Abstract: Analysis of the speed of propagation in parabolic operators is frequently carried out considering the minimal speed at which its traveling waves move. This value depends on the solution concept being considered. We analyze an extensive class of Fisher-type reaction-diffusion equations with flows in divergence form. We work with regular flows, which may not meet the standard elliptical conditions, but without other types of singularities. We show that the range of speeds at which classic traveling waves move is an interval unbounded to the right. Contrary to classic examples, the infimum may not be reached. When the flow is elliptic or over-elliptic, the minimum speed of propagation is achieved. The classic traveling wave speed threshold is complemented by another value by analyzing an extension of the first order boundary value problem to which the classic case is reduced.
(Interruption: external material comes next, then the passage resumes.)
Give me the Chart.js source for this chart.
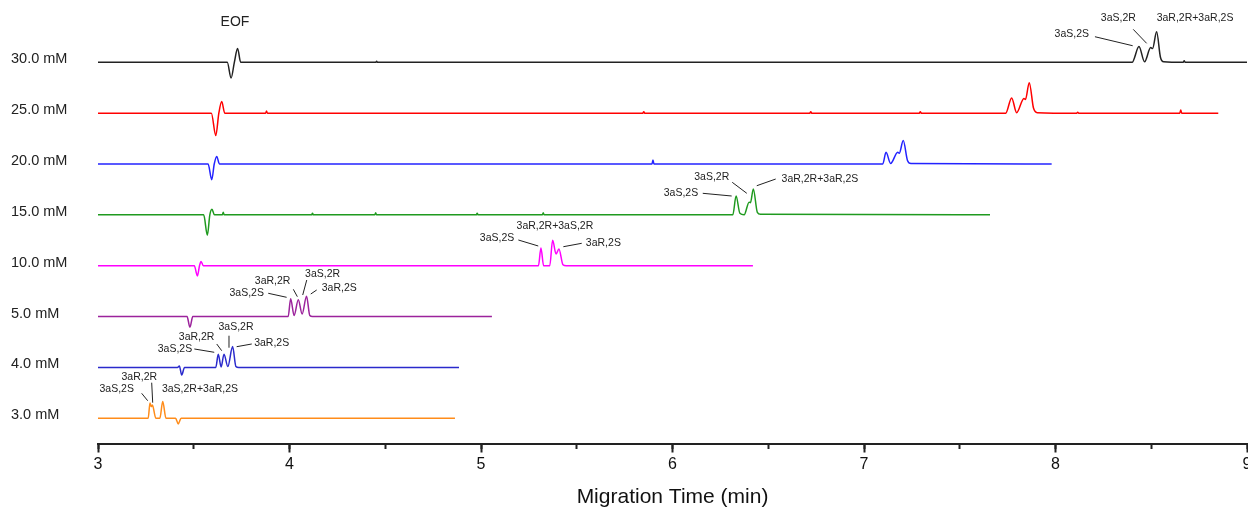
<!DOCTYPE html>
<html>
<head>
<meta charset="utf-8">
<script src="https://cdn.jsdelivr.net/npm/chart.js@4.4.1/dist/chart.umd.min.js"></script>
<style>html,body{margin:0;padding:0;background:#fff;overflow:hidden}</style>
</head>
<body>
<canvas id="c" width="1248" height="511" style="display:block;width:1248px;height:511px"></canvas>
<script>
// ---------- DATA ----------
const concentrations = ['30.0 mM', '25.0 mM', '20.0 mM', '15.0 mM', '10.0 mM', '5.0 mM', '4.0 mM', '3.0 mM'];
const stackOffsets = [7, 6, 5, 4, 3, 2, 1, 0];
const xTickValues = [3, 4, 5, 6, 7, 8, 9];

// migration time (min) / signal (stack units) per trace
const t30 = [3.0, 3.675, 3.695, 3.712, 3.729, 3.745, 4.45, 4.455, 4.46, 8.40, 8.436, 8.465, 8.497, 8.507, 8.528, 8.548, 8.565, 8.667, 8.672, 8.677, 9.0];
const v30 = [0, 0, -0.31, 0, 0.27, 0, 0, 0.02, 0, 0, 0.31, 0.01, 0.29, 0.27, 0.60, 0.10, 0.01, 0, 0.03, 0, 0];

const t25 = [3.0, 3.592, 3.615, 3.631, 3.646, 3.662, 3.875, 3.88, 3.885, 5.845, 5.85, 5.855, 6.717, 6.722, 6.727, 7.289, 7.294, 7.299, 7.74, 7.771, 7.797, 7.835, 7.843, 7.863, 7.885, 7.905, 8.111, 8.116, 8.121, 8.649, 8.654, 8.659, 8.85];
const v25 = [0, 0, -0.44, 0, 0.23, 0, 0, 0.04, 0, 0, 0.03, 0, 0, 0.03, 0, 0, 0.03, 0, 0, 0.30, 0.01, 0.29, 0.27, 0.60, 0.10, 0.01, 0, 0.02, 0, 0, 0.06, 0, 0];

const t20 = [3.0, 3.575, 3.594, 3.607, 3.620, 3.634, 5.893, 5.898, 5.903, 7.098, 7.115, 7.139, 7.176, 7.184, 7.205, 7.227, 7.245, 7.98];
const v20 = [0, 0, -0.31, 0, 0.15, 0, 0, 0.08, 0, 0, 0.23, 0.01, 0.23, 0.21, 0.46, 0.07, 0.01, 0];

const t15 = [3.0, 3.552, 3.571, 3.584, 3.595, 3.608, 3.649, 3.654, 3.659, 4.115, 4.12, 4.125, 4.445, 4.45, 4.455, 4.975, 4.98, 4.985, 5.32, 5.325, 5.33, 6.315, 6.332, 6.352, 6.374, 6.400, 6.407, 6.422, 6.443, 6.46, 7.658];
const v15 = [0, 0, -0.40, 0, 0.11, 0, 0, 0.05, 0, 0, 0.03, 0, 0, 0.04, 0, 0, 0.03, 0, 0, 0.04, 0, 0, 0.37, 0.03, 0, 0.25, 0.24, 0.51, 0.05, 0.01, 0];

const t10 = [3.0, 3.503, 3.519, 3.530, 3.538, 3.550, 5.300, 5.313, 5.327, 5.359, 5.374, 5.392, 5.407, 5.428, 5.445, 6.42];
const v10 = [0, 0, -0.20, 0, 0.085, 0, 0, 0.35, 0, 0, 0.50, 0.23, 0.33, 0.02, 0, 0];

const t5 = [3.0, 3.465, 3.48, 3.495, 3.993, 4.006, 4.024, 4.046, 4.066, 4.089, 4.106, 4.12, 5.057];
const v5 = [0, 0, -0.21, 0, 0, 0.35, 0.02, 0.33, 0.05, 0.40, 0.02, 0, 0];

const t4 = [3.0, 3.415, 3.425, 3.437, 3.452, 3.615, 3.628, 3.643, 3.658, 3.678, 3.703, 3.72, 3.735, 4.885];
const v4 = [0, 0, 0.03, -0.15, 0, 0, 0.26, 0.01, 0.26, 0.02, 0.41, 0.02, 0, 0];

const t3 = [3.0, 3.262, 3.2715, 3.278, 3.284, 3.302, 3.323, 3.338, 3.355, 3.405, 3.419, 3.434, 4.864];
const v3 = [0, 0, 0.30, 0.23, 0.26, 0, 0, 0.33, 0, 0, -0.11, 0, 0];

const traceTimes = [t30, t25, t20, t15, t10, t5, t4, t3];
const traceValues = [v30, v25, v20, v15, v10, v5, v4, v3];

// peak labels: [text, time, stack value]
const peakLabels = [
  ['3aS,2S', 8.085, 7.55], ['3aS,2R', 8.328, 7.865], ['3aR,2R+3aR,2S', 8.7285, 7.865],
  ['3aS,2S', 6.044, 4.424], ['3aS,2R', 6.205, 4.75], ['3aR,2R+3aR,2S', 6.77, 4.705],
  ['3aS,2S', 5.084, 3.545], ['3aR,2R+3aS,2R', 5.386, 3.781], ['3aR,2S', 5.639, 3.441],
  ['3aS,2S', 3.7765, 2.47], ['3aR,2R', 3.912, 2.705], ['3aS,2R', 4.173, 2.837], ['3aR,2S', 4.26, 2.568],
  ['3aS,2S', 3.402, 1.363], ['3aR,2R', 3.515, 1.593], ['3aS,2R', 3.7206, 1.789], ['3aR,2S', 3.907, 1.475],
  ['3aR,2R', 3.2157, 0.818], ['3aS,2S', 3.0977, 0.576], ['3aS,2R+3aR,2S', 3.5326, 0.576]
];
// leader lines: [t1, v1, t2, v2]
const leaderLines = [
  [8.206, 7.503, 8.403, 7.326], [8.406, 7.648, 8.476, 7.373],
  [6.158, 4.424, 6.309, 4.371], [6.312, 4.64, 6.388, 4.424], [6.539, 4.705, 6.44, 4.573],
  [5.195, 3.506, 5.299, 3.388], [5.526, 3.441, 5.43, 3.374],
  [3.889, 2.458, 3.985, 2.379], [4.020, 2.536, 4.041, 2.391], [4.090, 2.719, 4.069, 2.424], [4.142, 2.523, 4.111, 2.444],
  [3.503, 1.363, 3.607, 1.298], [3.620, 1.461, 3.646, 1.329], [3.684, 1.624, 3.684, 1.388], [3.803, 1.461, 3.724, 1.408],
  [3.228, 0.4915, 3.2595, 0.346], [3.2804, 0.70, 3.2856, 0.307]
];
const eofLabel = ['EOF', 3.7154, 7.798];

// ---------- STYLE ----------
const FONT = "'Liberation Sans', Arial, Helvetica, sans-serif";
const traceColors = ['#222222', '#ff0000', '#2323ff', '#1f9a1f', '#ff00ff', '#9c239c', '#2a2acc', '#ff8c1a'];
const Y_MIN = -0.4955, Y_MAX = 8.225;

const datasets = traceTimes.map((ts, i) => ({
  label: concentrations[i],
  data: ts.map((t, j) => ({ x: t, y: stackOffsets[i] + traceValues[i][j] })),
  borderColor: traceColors[i],
  borderWidth: 1.5,
  pointRadius: 0,
  fill: false,
  cubicInterpolationMode: 'monotone'
}));

const labelPlugin = {
  id: 'peakLabels',
  afterDatasetsDraw(chart) {
    const { ctx, scales: { x, y } } = chart;
    ctx.save();
    ctx.strokeStyle = '#222';
    ctx.lineWidth = 1;
    leaderLines.forEach(([a, b, c, d]) => {
      ctx.beginPath();
      ctx.moveTo(x.getPixelForValue(a), y.getPixelForValue(b));
      ctx.lineTo(x.getPixelForValue(c), y.getPixelForValue(d));
      ctx.stroke();
    });
    ctx.fillStyle = '#222';
    ctx.textAlign = 'center';
    ctx.textBaseline = 'middle';
    ctx.font = '10.5px ' + FONT;
    peakLabels.forEach(([txt, t, v]) => ctx.fillText(txt, x.getPixelForValue(t), y.getPixelForValue(v)));
    ctx.font = '14px ' + FONT;
    ctx.fillText(eofLabel[0], x.getPixelForValue(eofLabel[1]), y.getPixelForValue(eofLabel[2]));
    ctx.restore();
  }
};

new Chart(document.getElementById('c'), {
  type: 'line',
  data: { datasets },
  plugins: [labelPlugin],
  options: {
    responsive: false,
    animation: false,
    devicePixelRatio: 1,
    layout: { padding: { left: 11, right: 1, top: 0, bottom: 0 } },
    plugins: { legend: { display: false }, tooltip: { enabled: false } },
    scales: {
      x: {
        type: 'linear', min: 3, max: 9, position: 'bottom',
        afterBuildTicks(s) { s.ticks = xTickValues.map(v => ({ value: v })); },
        ticks: { font: { size: 16, family: FONT }, color: '#111', padding: 2, maxRotation: 0, autoSkip: false },
        grid: { display: true, drawOnChartArea: false, drawTicks: true, tickLength: 9, tickWidth: 2, tickColor: '#222' },
        border: { display: true, color: '#222', width: 2 },
        title: { display: true, text: 'Migration Time (min)', font: { size: 21, family: FONT }, color: '#111', padding: { top: 0, bottom: 1 } },
        afterFit(s) { s.height = 67.5; s.paddingLeft = 0; s.paddingRight = 0; }
      },
      x2: {
        type: 'linear', axis: 'x', min: 3, max: 9, position: { y: Y_MIN },
        ticks: { display: false, stepSize: 0.5 },
        grid: { display: true, drawOnChartArea: false, drawTicks: true, tickLength: 5, tickWidth: 2, tickColor: '#222' },
        border: { display: false },
        afterFit(s) { s.paddingLeft = 0; s.paddingRight = 0; }
      },
      y: {
        type: 'linear', min: Y_MIN, max: Y_MAX, position: 'left',
        afterBuildTicks(s) { s.ticks = stackOffsets.slice().sort((a, b) => a - b).map(v => ({ value: v })); },
        ticks: {
          callback: (val) => concentrations[stackOffsets.indexOf(val)],
          font: { size: 14.5, family: FONT }, color: '#222', crossAlign: 'far', labelOffset: -3, autoSkip: false
        },
        grid: { display: false },
        border: { display: false },
        afterFit(s) { s.width = 87; s.paddingTop = 0; s.paddingBottom = 0; }
      }
    }
  }
});
</script>
</body>
</html>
This singular minimum speed can be justified as a viscous limit of classic minimal speeds in elliptic or over-elliptic flows. We construct a singular profile for each speed between the minimum singular speed and the speeds at which classic traveling waves move. Under additional assumptions, the constructed profile can be justified as that of a traveling wave of the starting equation in the framework of bounded variation functions. We also show that saturated fronts verifying the Rankine-Hugoniot condition can appear for strictly lower speeds even in the framework of bounded variation functions.